Today, not quite six months after the disaster, Florence is ready for the world to see. Thousands of people from every country rushed to the ruined city to help dig out and clean up. Many more sent money. Restorers, doctors, technicians, diplomats, engineers, architects, scientists, artists worked in shifts, together with hundreds of students – called “the Angels of the Mud” and directed by my student brother, Giannozzo Pucci – still toil day and night cleaning and repairing works of art, digging out millions of books from the city’s archives, removing mud from cellers. They live in the center of the flood stricken area and they receive no pay. Now, their chief is to help the poor clean up the ruined homes. Money came from everywhere. Americans raised the first million dollars within a week.
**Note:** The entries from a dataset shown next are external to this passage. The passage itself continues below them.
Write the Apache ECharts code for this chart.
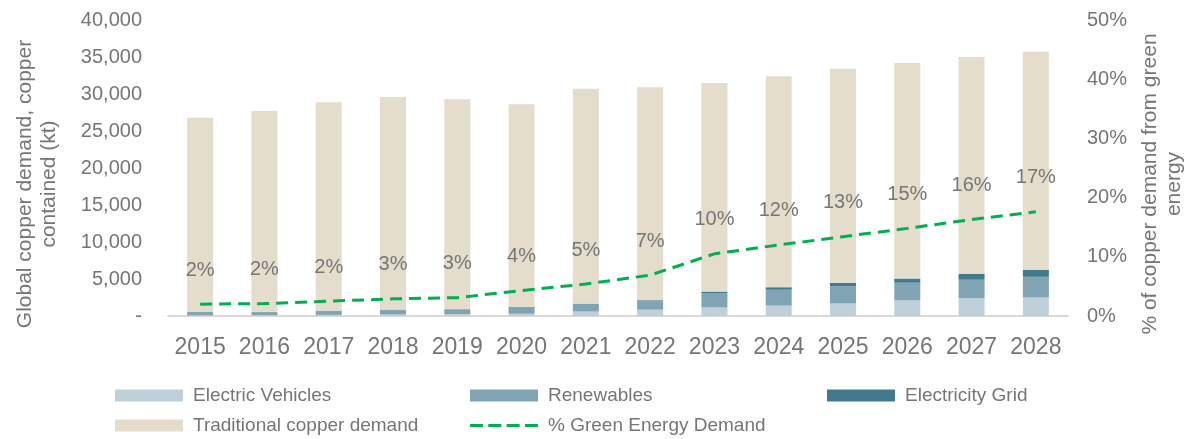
<!DOCTYPE html>
<html>
<head>
<meta charset="utf-8">
<script src="https://cdn.jsdelivr.net/npm/echarts@6/dist/echarts.min.js"></script>
<style>
  html, body { margin: 0; padding: 0; background: #fff; }
  #chart { width: 1188px; height: 439px; }
</style>
</head>
<body>
<div id="chart"></div>
<script>
// data (kt)
const years = ['2015', '2016', '2017', '2018', '2019', '2020', '2021', '2022', '2023', '2024', '2025', '2026', '2027', '2028']
const electricVehicles = [100, 120, 150, 200, 250, 300, 600, 850, 1150, 1400, 1700, 2100, 2400, 2500]
const renewables = [380, 380, 500, 580, 580, 850, 950, 1130, 1950, 2150, 2350, 2400, 2500, 2800]
const electricityGrid = [60, 60, 70, 80, 80, 90, 110, 150, 200, 340, 430, 560, 800, 950]
const traditional = [26260, 27140, 28180, 28740, 28390, 27360, 29040, 28770, 28200, 28510, 28920, 29140, 29300, 29450]
const greenPct = [2.0, 2.1, 2.5, 2.9, 3.1, 4.3, 5.4, 6.9, 10.5, 12.0, 13.4, 14.8, 16.3, 17.6]
const greenPctLabels = ['2%', '2%', '2%', '3%', '3%', '4%', '5%', '7%', '10%', '12%', '13%', '15%', '16%', '17%']

const textColor = '#767676'
const font = 'Liberation Sans'

const colors = {
  ev: '#bfd0d8',
  ren: '#80a4b4',
  grid: '#41798e',
  trad: '#e4ddcb',
  line: '#00b050'
}

const chart = echarts.init(document.getElementById('chart'))

// one legend per item so the columns line up like the original
function legendItem(name, left, top, icon, h) {
  return {
    data: [{ name: name, icon: icon || 'rect' }],
    left: left,
    top: top,
    padding: 0,
    itemWidth: 68,
    itemHeight: h || 12,
    textStyle: { color: textColor, fontSize: 19, fontFamily: font, padding: [0, 0, 0, 5] },
    selectedMode: false
  }
}

const dashIcon = 'path://M0,0 h13 v3 h-13 Z M18.3,0 h13 v3 h-13 Z M36.6,0 h13 v3 h-13 Z M55,0 h13 v3 h-13 Z'

const option = {
  animation: false,
  grid: {
    left: 168,
    right: 120,
    top: 20,
    bottom: 123,
    outerBoundsMode: 'none'
  },
  legend: [
    legendItem('Electric Vehicles', 115, 386),
    legendItem('Renewables', 470, 386),
    legendItem('Electricity Grid', 827, 386),
    legendItem('Traditional copper demand', 115, 416),
    legendItem('% Green Energy Demand', 470, 416, dashIcon, 3)
  ],
  xAxis: {
    type: 'category',
    data: years,
    axisTick: { show: false },
    axisLine: { lineStyle: { color: '#d9d9d9', width: 2 } },
    axisLabel: { color: textColor, fontSize: 23, fontFamily: font, margin: 20, interval: 0 }
  },
  yAxis: [
    {
      type: 'value',
      min: 0,
      max: 40000,
      interval: 5000,
      splitLine: { show: false },
      axisLine: { show: false },
      axisTick: { show: false },
      axisLabel: {
        color: textColor,
        fontSize: 20,
        fontFamily: font,
        margin: 26,
        formatter: v => v === 0 ? '-' : v.toLocaleString('en-US')
      },
      name: 'Global copper demand, copper\ncontained (kt)',
      nameLocation: 'middle',
      nameRotate: 90,
      nameGap: 107,
      nameTextStyle: { color: textColor, fontSize: 21, fontFamily: font, lineHeight: 24, padding: [0, 32, 0, 0] }
    },
    {
      type: 'value',
      min: 0,
      max: 50,
      interval: 10,
      splitLine: { show: false },
      axisLine: { show: false },
      axisTick: { show: false },
      axisLabel: {
        color: textColor,
        fontSize: 20,
        fontFamily: font,
        margin: 19,
        formatter: '{value}%'
      },
      name: '% of copper demand from green\nenergy',
      nameLocation: 'middle',
      nameRotate: 90,
      nameGap: 70,
      nameTextStyle: { color: textColor, fontSize: 21, fontFamily: font, lineHeight: 24, padding: [0, 32, 0, 0] }
    }
  ],
  series: [
    {
      name: 'Electric Vehicles',
      type: 'bar',
      stack: 'total',
      barWidth: 26,
      itemStyle: { color: colors.ev },
      data: electricVehicles
    },
    {
      name: 'Renewables',
      type: 'bar',
      stack: 'total',
      itemStyle: { color: colors.ren },
      data: renewables
    },
    {
      name: 'Electricity Grid',
      type: 'bar',
      stack: 'total',
      itemStyle: { color: colors.grid },
      data: electricityGrid
    },
    {
      name: 'Traditional copper demand',
      type: 'bar',
      stack: 'total',
      itemStyle: { color: colors.trad },
      data: traditional
    },
    {
      name: '% Green Energy Demand',
      type: 'line',
      yAxisIndex: 1,
      symbol: 'circle',
      symbolSize: 0,
      showSymbol: true,
      z: 5,
      itemStyle: { color: colors.line },
      lineStyle: { color: colors.line, width: 3, type: [12, 7] },
      label: {
        show: true,
        position: 'top',
        distance: 24,
        color: textColor,
        fontSize: 20,
        fontFamily: font,
        formatter: p => greenPctLabels[p.dataIndex]
      },
      labelLayout: { hideOverlap: false },
      data: greenPct
    }
  ]
}

chart.setOption(option)
</script>
</body>
</html>
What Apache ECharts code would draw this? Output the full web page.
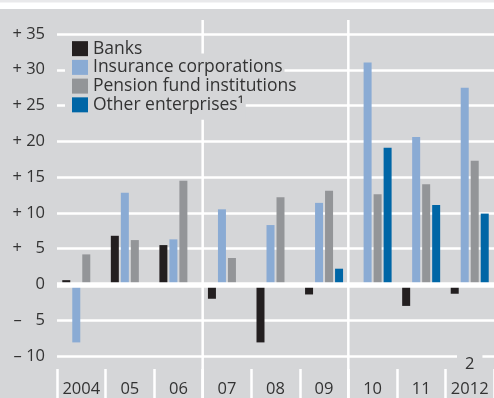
<!DOCTYPE html>
<html>
<head>
<meta charset="utf-8">
<script src="https://cdn.jsdelivr.net/npm/echarts@6/dist/echarts.min.js"></script>
<style>
html,body{margin:0;padding:0;background:#fff;}
#c{width:494px;height:398px;}
</style>
</head>
<body>
<div id="c"></div>
<script>
var categories = ['2004','05','06','07','08','09','10','11','2012'];
var banks      = [0.6, 6.8, 5.5, -2.0, -8.1, -1.4, 0.2, -3.0, -1.3];
var insurance  = [-8.1, 12.8, 6.3, 10.5, 8.3, 11.4, 31.0, 20.6, 27.5];
var pension    = [4.2, 6.2, 14.5, 3.7, 12.2, 13.1, 12.6, 14.0, 17.3];
var other      = [null, null, null, null, null, 2.2, 19.1, 11.1, 9.9];
var seriesNames = ['Banks', 'Insurance corporations', 'Pension fund institutions', 'Other enterprises\u00b9'];
var yTickValues = [-10, -5, 0, 5, 10, 15, 20, 25, 30, 35];
var yTickLabels = ['\u2013 10', '\u2013 \u20075', '0', '+ \u20075', '+ 10', '+ 15', '+ 20', '+ 25', '+ 30', '+ 35'];
var footnote = '2';

var BG = '#d5d6d8';
var FONT = 'Open Sans';
var TXT = '#333333';

var chart = echarts.init(document.getElementById('c'), null, {renderer: 'canvas'});
var colors = ['#231f20', '#8aabd4', '#939598', '#0066a6'];
var dataSets = [banks, insurance, pension, other];

var series = dataSets.map(function (d, i) {
  var s = {
    name: seriesNames[i],
    type: 'bar',
    data: d,
    barWidth: 8,
    barGap: '25%',
    itemStyle: {color: colors[i]},
    silent: true
  };
  if (i === 3) {
    s.markLine = {
      silent: true,
      symbol: 'none',
      label: {show: false},
      lineStyle: {color: '#ffffff', width: 5.5, type: 'solid'},
      data: [{yAxis: 0}]
    };
  }
  return s;
});

// one legend box per row so each row only hides the gridlines behind its own text
var legends = seriesNames.map(function (name, i) {
  var center = 48.8 + 18.73 * i;
  var padTop = i === 0 ? 2 : 5;
  return {
    orient: 'vertical',
    left: 65,
    top: center - 9.15 - padTop,
    padding: [padTop, 2, 6, 7],
    backgroundColor: BG,
    itemWidth: 16,
    itemHeight: 15,
    icon: 'rect',
    selectedMode: false,
    textStyle: {fontFamily: FONT, fontSize: 17.5, color: TXT, lineHeight: 15},
    data: [name]
  };
});

chart.setOption({
  backgroundColor: BG,
  animation: false,
  textStyle: {fontFamily: FONT},
  grid: {left: 57, right: 0, top: 34, bottom: 42, containLabel: false},
  legend: legends,
  xAxis: {
    type: 'category',
    data: categories,
    offset: 13,
    axisLine: {show: false, onZero: false},
    axisTick: {show: true, interval: 0, length: 29, lineStyle: {color: '#ffffff', width: 2.5}},
    axisLabel: {interval: 0, fontFamily: FONT, fontSize: 16.5, color: TXT, margin: 12},
    splitLine: {show: false}
  },
  yAxis: {
    type: 'value',
    min: -10,
    max: 35,
    interval: 5,
    axisLine: {show: false},
    axisTick: {show: false},
    axisLabel: {
      fontFamily: FONT, fontSize: 16.5, color: TXT, margin: 12,
      formatter: function (v) {
        var idx = yTickValues.indexOf(v);
        return idx >= 0 ? yTickLabels[idx] : '';
      }
    },
    splitLine: {lineStyle: {color: '#ffffff', width: 2.6}}
  },
  series: series
});

function px(cat) { return chart.convertToPixel({xAxisIndex: 0}, cat); }
var b1 = (px('06') + px('07')) / 2;
var b2 = (px('09') + px('10')) / 2;
var yNeg10 = chart.convertToPixel({yAxisIndex: 0}, -10);

chart.setOption({
  graphic: [
    {type: 'rect', shape: {x: 0, y: 0, width: 494, height: 9}, style: {fill: '#ffffff'}, z: 100, silent: true},
    {type: 'rect', shape: {x: 0, y: 0, width: 494, height: 2.5}, style: {fill: '#e9e9eb'}, z: 101, silent: true},
    {type: 'line', shape: {x1: b1, y1: 20, x2: b1, y2: 398}, style: {stroke: '#ffffff', lineWidth: 2.5}, z: 3, silent: true},
    {type: 'line', shape: {x1: b2, y1: 20, x2: b2, y2: 398}, style: {stroke: '#ffffff', lineWidth: 2.5}, z: 3, silent: true},
    {type: 'text', x: px('2012'), y: yNeg10 - 4, z: 60, silent: true,
     style: {text: footnote, fontFamily: FONT, fontSize: 16.5, fill: TXT, align: 'center', verticalAlign: 'top',
             backgroundColor: BG, padding: [4, 8, 0, 8], lineHeight: 17}}
  ]
});
</script>
</body>
</html>
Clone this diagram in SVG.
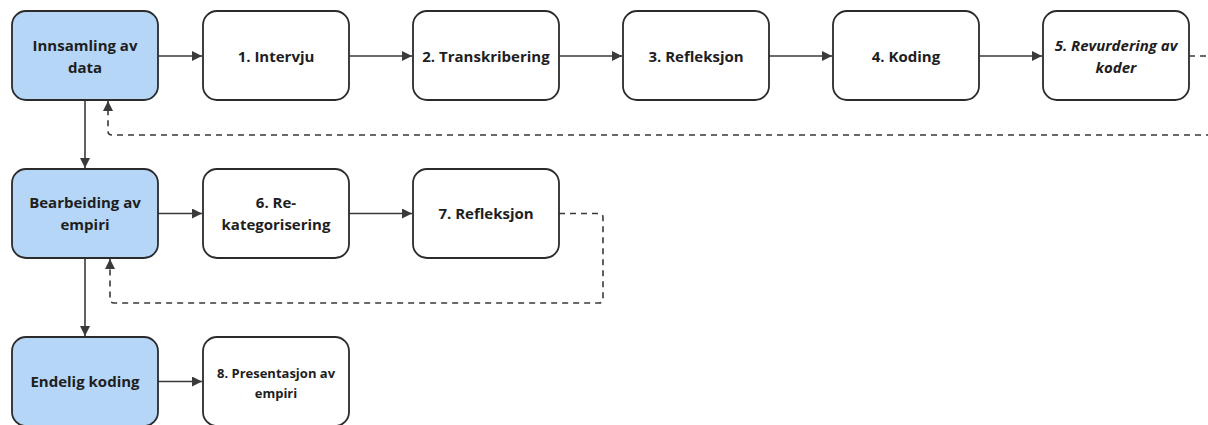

All of the museums and galleries in the city are now opened with a section of the Uffizi dedicated to the most important damaged treasures. Most of the valuable works of art have been cleaned up and are now again in display. All but a few of the hotels and pensions are back in business with central heating and elevator service and many are better than before. The restaurants are ready; the shops too. Even those on the Ponte Vecchio look just as they had for centuries. The famous doors of Paradise are intact again.